Она была добродетельна по увлечению и нравственна по убеждению.
И потому Марина хранила себя и остерегалась всякой страсти, тогда как другие остерегаются только огласки. Вступая на поприще светских успехов, Марина сказала себе, что ничего более не будет там искать, и действительно ничего не искала.
Как! – скажут нам: так она не была кокеткой?
Напротив! Следует только разобрать и определить, в чем именно состоит кокетство и какие женщины бывают кокетки.
Знать цену себе и красоте своей, если в самом деле хороши, – понимать в себе власть ума и могущество приманчивости, если вы их имеете, желать, чтоб и другие, чтоб даже все поняли и оценили в вас эти лучшие дары, какими судьба может наградить женщину, вот кокетство не только позволительное, но даже должное, и оно так врожденно, так свойственно женщинам, что лучшие из них им руководятся до самой старости, желая нравиться вообще всем и каждому и всюду всегда производить благоприятное впечатление. Нравиться и быть любимой – два условия женского бытия, и если найдутся иные, которые от них отказываются, то это какие-то анормальные существа, исключения.
Марина была кокетлива, себе неведомо как и почему, а по природному инстинкту и бессознательно. Нравиться было ей так же сродно и необходимо, как розе расцветать в летнюю пору. Она любила лестный говор похвалы и удивления, которыми встречался ее приезд в свет; она наслаждалась приветными взглядами толпы, когда, блистательна и свежа, она облокачивалась на перилы ложи своей в театре или каталась по Невскому и на островах в богатой карете, более она не требовала и не ожидала.
Конечно, многие старались ей понравиться и влюбить в себя эту женщину, с которой протанцевать одну мазурку было уже отличием и честью, по положению, сделанному ей светом среди его богинь. Но все эти попытки оставались без успеха.
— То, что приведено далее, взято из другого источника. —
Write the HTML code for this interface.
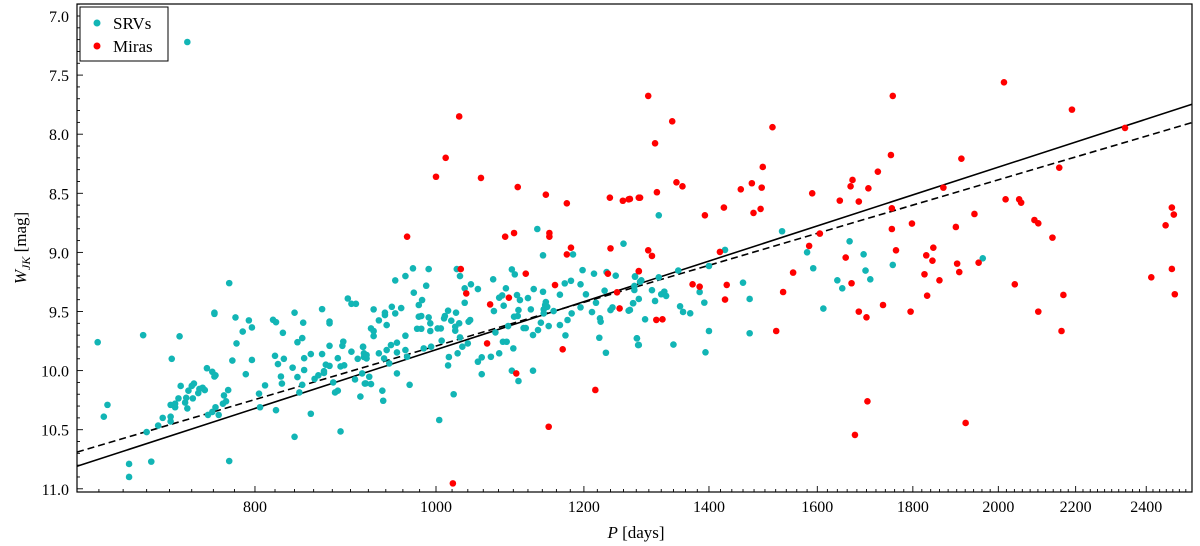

Марина принимала всех равно, никто ей не нравился, никого она не предпочитала, и ей не стоило усилия ее равнодушие ко всем. Как только ухаживание и угодничество поклонника пыталось перешагнуть за пределы самых пустых светских отношений, Марина откровенно и решительно останавливала вознамеривавшегося идти далее, и, смотря по характеру его или по мере его ума, он оставался ее преданным доброжелателем или делался ее врагом.
Года с два прожила или, лучше сказать, проплясала Марина таким образом, и эта вечная, суетливая пустота стала ей надоедать. Балы ее утомляли, рауты и театры усыпляли; дома ей становилось все скучнее и постылее…
Марина иногда просиживала у себя на диване целые вечера и отказывалась от самых заманчивых приглашений. Глаза ее бродили по потолку, а мысли терялись где-то… в загадочном и таинственном мире женских грез… Она серьезно начала спрашивать себя, что с нею делается, чего ей недостает?
Иногда ей приходило желание путешествовать… ехать далеко, надолго… не за тем, чтоб видеть что-нибудь новое или посетить какой-нибудь край, предмет для нее особенного любопытства, но просто за тем, чтоб избавиться от своей настоящей жизни и всего того знакомого, обыденного, обыкновенного, что ее окружало. Укрыться, урваться… вот чего ей хотелось, так неопределенно, а между тем так сильно и так настойчиво. Ничто ее не веселило, ничто не занимало, ничего она не хотела. Она думала, что она больна, и не умела назвать себе своей болезни.